CRISPR: What is the Future of Gene Editing?

CRISPR fans say it’ll fight diseases and improve crops. Well, Hollywood tapped into their fears a long time ago. At least one scientist has crossed the line. 

So how does gene editing actually work?  

Can CRISPR be used to cure disease? And how far should we be allowed to go in transforming the human race? Genes are the blueprint for making everything the body needs. And human beings have more than 20,000 of them. 

Genes are made up of DNA and that instructs the cell how to make a protein. Those proteins carry out the functions of the body and determine the way we look. But some gene variations can make us sick. Scientists, though, may now have the unprecedented power to change those genes. 

It’s all because of the work done by two Nobel Prize-winning scientists: Emmanuelle Charpentier and Jennifer Doudna.  What they discovered has unleashed a whole new era of genetic engineering that’s advancing just about every day. 

The tool is called CRISPR–Cas9. And like so often happens in science they discovered it by chance. Charpentier and Doudna were studying how bacteria protect themselves from viruses because, yes, bacteria get sick too. They found that bacteria have a part of their DNA called CRISPR that stores tiny pieces of a virus’s DNA. 

A copy of that bacterial CRISPR DNA is made the next time the virus comes back. Small parts of the copy then join up with a protein called Cas9. So CRISPR–Cas9 goes looking for that matching bit of DNA in the virus, latches onto it, and through a chemical reaction, it snips the viral DNA to destroy it. It’s why scientists describe CRISPR–Cas9 as a pair of genetic scissors. 

So Charpentier and Doudna then thought: Why can’t we harness that same natural process but program it to cut out genes that are faulty and replace them with healthy ones. That was the lightbulb moment. It’s simple to use and cheap and that makes it revolutionary. Because it could treat, perhaps even cure, genetic diseases like muscular dystrophy, cystic fibrosis, even cancer. And a lot of attention has been on sickle cell disease. 

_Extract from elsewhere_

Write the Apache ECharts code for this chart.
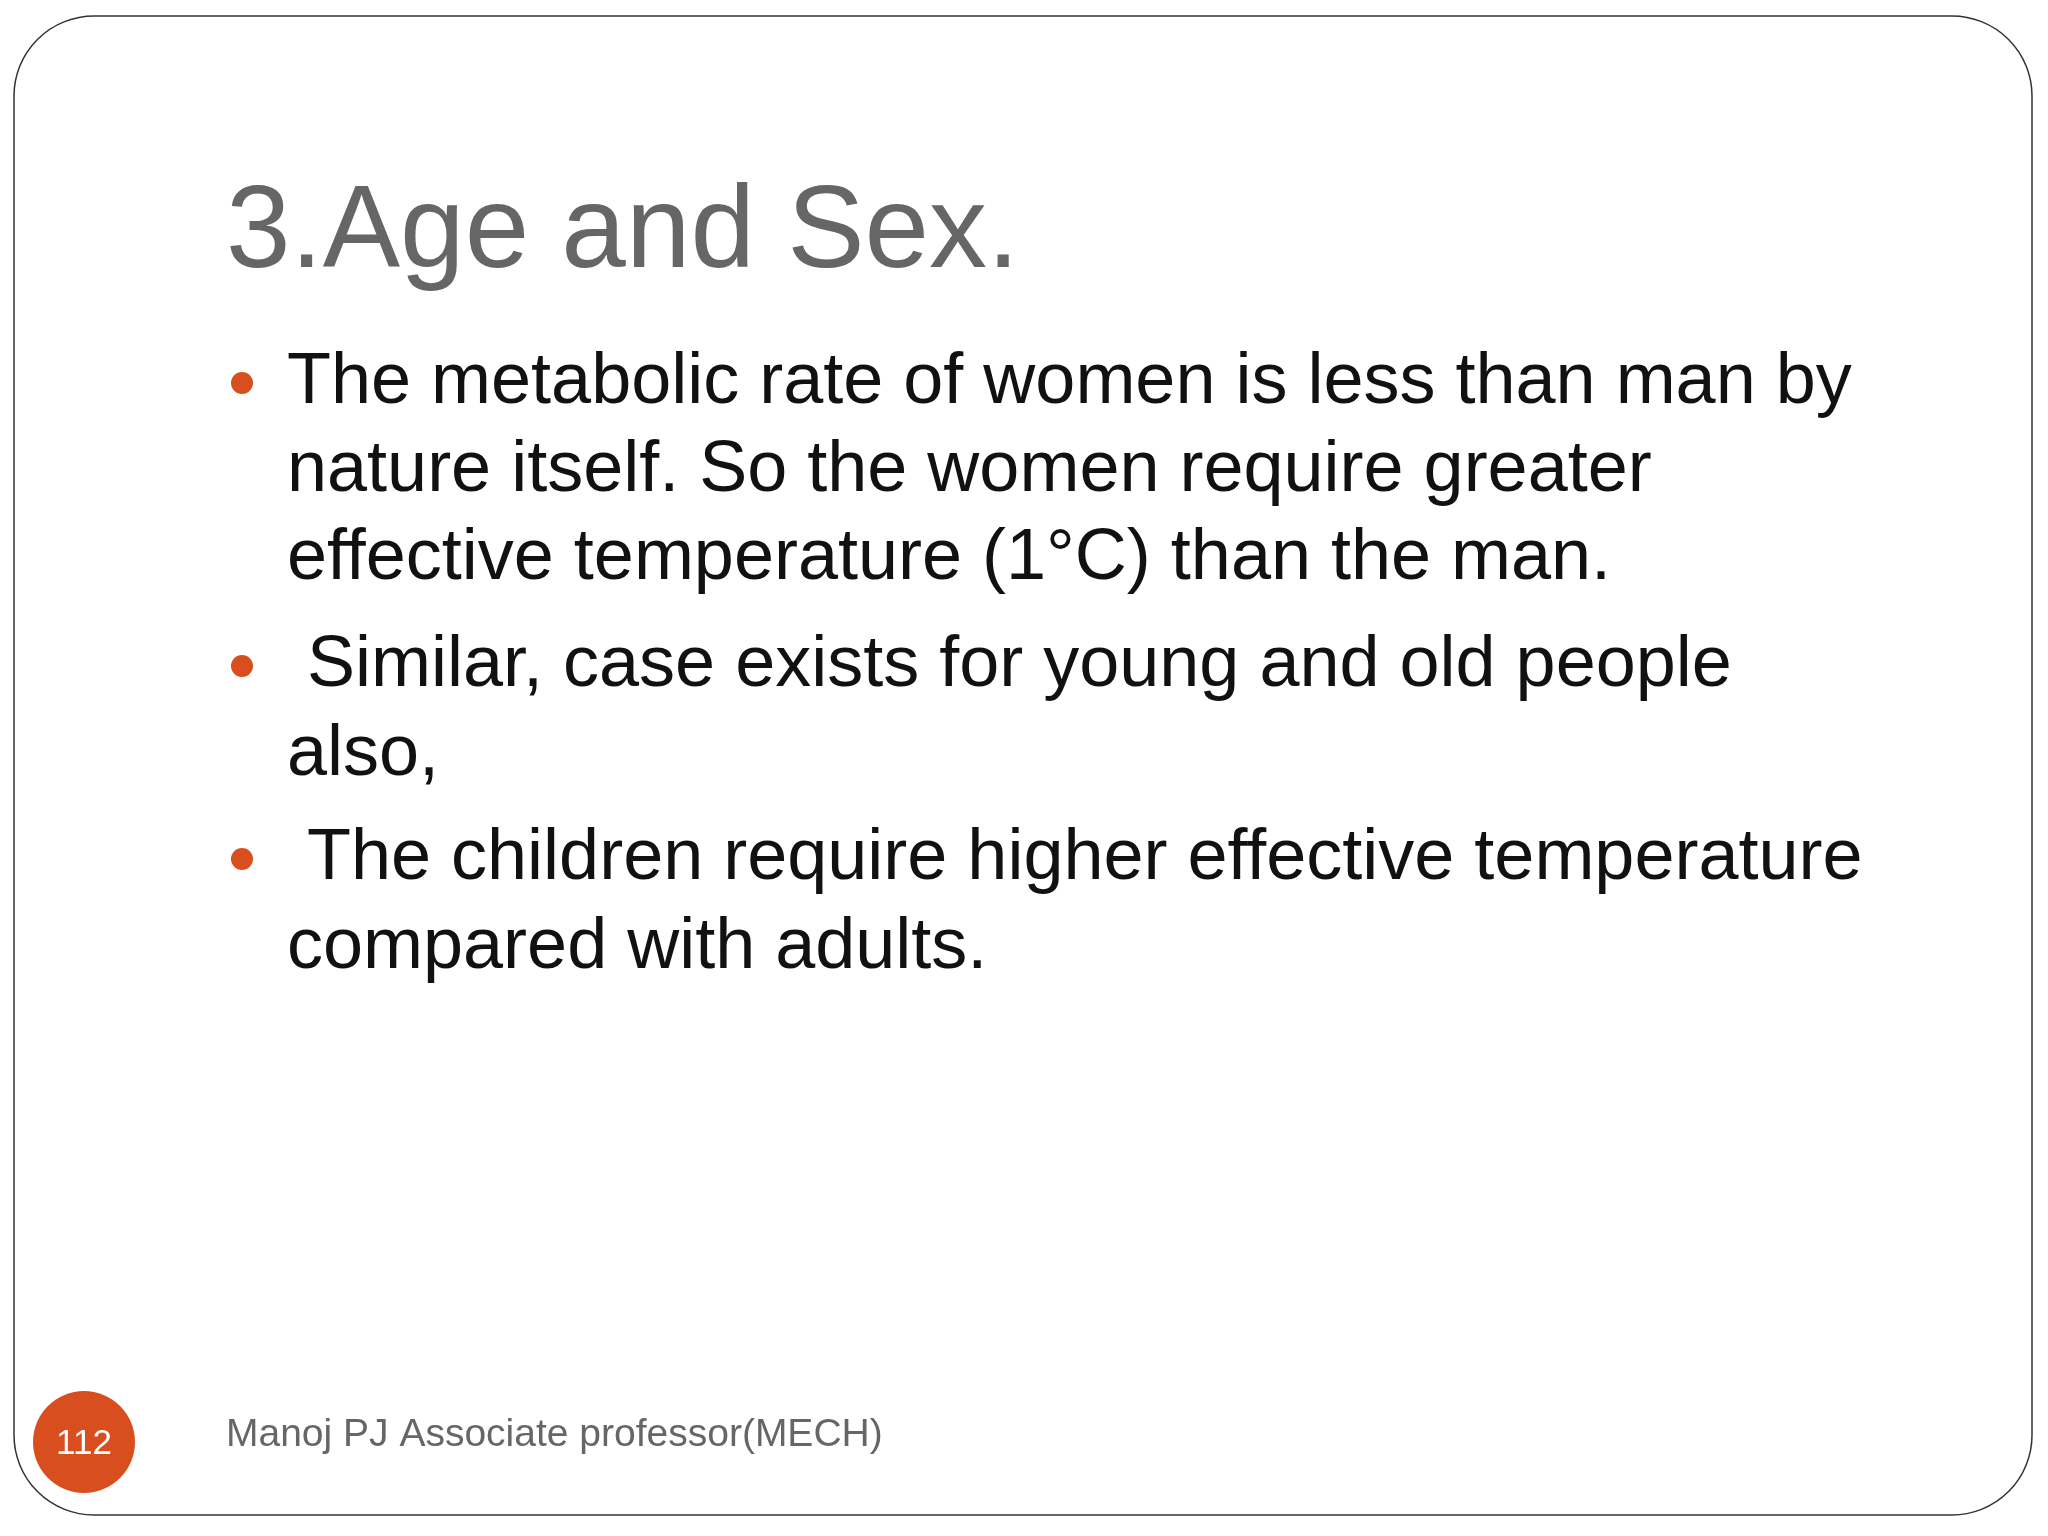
<!DOCTYPE html>
<html>
<head>
<meta charset="UTF-8">
<title>3.Age and Sex.</title>
<script src="https://cdn.jsdelivr.net/npm/echarts@6/dist/echarts.min.js"></script>
<style>
  html, body { margin: 0; padding: 0; background: #fff; }
  #main { width: 2048px; height: 1536px; }
</style>
</head>
<body>
<div id="main"></div>
<script>
// slide content
var title = '3.Age and Sex.';
var bulletLines = [
  ['The metabolic rate of women is less than man by', 'nature itself. So the women require greater', 'effective temperature (1°C) than the man.'],
  [' Similar, case exists for young and old people', 'also,'],
  [' The children require higher effective temperature', 'compared with adults.']
];
var lineY = [[383, 471, 559], [666, 755], [859, 948]];
var pageNumber = '112';
var footer = 'Manoj PJ Associate professor(MECH)';

var chart = echarts.init(document.getElementById('main'));
var els = [];

els.push({
  type: 'rect', shape: { x: 14, y: 16, width: 2018, height: 1499, r: 80 },
  style: { fill: '#fff', stroke: '#333', lineWidth: 1.5 }
});
els.push({
  type: 'text', x: 226, y: 235,
  style: { text: title, fontSize: 116, fontFamily: 'Liberation Sans', fill: '#666', verticalAlign: 'middle' }
});
bulletLines.forEach(function (lines, i) {
  els.push({
    type: 'circle', shape: { cx: 242, cy: lineY[i][0], r: 11 },
    style: { fill: '#d84e1f' }
  });
  lines.forEach(function (t, j) {
    els.push({
      type: 'text', x: 287, y: lineY[i][j],
      style: { text: t, fontSize: 72, fontFamily: 'Liberation Sans', fill: '#111', verticalAlign: 'middle' }
    });
  });
});
els.push({
  type: 'circle', shape: { cx: 84, cy: 1442, r: 51 },
  style: { fill: '#d84e1f' }
});
els.push({
  type: 'text', x: 84, y: 1444,
  style: { text: pageNumber, fontSize: 35, fontFamily: 'Liberation Sans', fill: '#fff', align: 'center', verticalAlign: 'middle' }
});
els.push({
  type: 'text', x: 226, y: 1435,
  style: { text: footer, fontSize: 39, fontFamily: 'Liberation Sans', fill: '#666', verticalAlign: 'middle' }
});

chart.setOption({ backgroundColor: '#fff', graphic: { elements: els } });
</script>
</body>
</html>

In fact, scientists have already used it on a woman named Victoria Gray. She was the first person in the US to receive a CRISPR-based treatment for the disease. Doctors infused her with more than 2 billion of her own genetically edited bone marrow cells. More than a year later almost all her symptoms are gone. Just to be clear — CRISPR is being used here like any other medical treatment. Any genetic changes stay with that patient. 

They aren’t passed on to their children.  They’re not hereditary changes that affect the human gene pool forever. That’s because scientists are fixing faulty genes in somatic cells — basically all the cells in our bodies except the single-cell sperm and egg. And it’s important to point out the patient is an adult who’s consented to the treatment. But some are suggesting using CRISPR on early embryos to make the genetic fix.  

And for a lot of safety and societal reasons, scientists say that’s a step too far. But that didn’t stop a Chinese scientist from going there. In 2018 He Jiankui announced the birth of the world’s first CRISPR-modified babies —  twin girls known only as Lulu and Nana.  There was outrage. He’d altered a gene to try to protect them from HIV because their father has AIDS. But he did it while the girls were still in a petri dish. And that’s why his use of CRISPR technology is a problem. He genetically altered what is called germ-line cells: the sperm, the egg, or in the case of the twin girls, a fertilized egg at the single-cell stage. Changes to DNA here appear in every cell in a person’s body.  

You might say that’s an efficient fix but those genetic changes are permanent and are passed onto future generations. Plus, this is unchartered territory.  Scientists say there’s a very real risk that an edit could cause a mutation in the genome with side effects that we just can’t predict.  

There’s also the issue of consent. The girls obviously had no say in the changes made to their bodies. That experiment alone raised the specter of designer babies, making people smarter, stronger, maybe more attractive. So what’s being done to regulate it? Seventy-five countries already prohibit the use of CRISPR in human reproduction.   

But many scientists and governments agree more rules are needed.   Right now we have an international commission that’s started to draft some guidelines. None of that, though, has stopped scientists from experimenting with CRISPR —  in plants and animals at least. So what happened to the man who did interfere? Well, He Jiankui was sentenced to three years in prison and banned from working on reproductive medicine for life. And the twin girls? No one really knows where they are or whether they’re healthy. 

We don’t even know who else in the world is trying this technology. There’s a good chance someone will misuse it and potentially change the human race.  That’s enough to want to bury this technology. But CRISPR has enormous potential to transform some people’s lives without hurting anyone else.  That’s a power people just won’t want to ignore.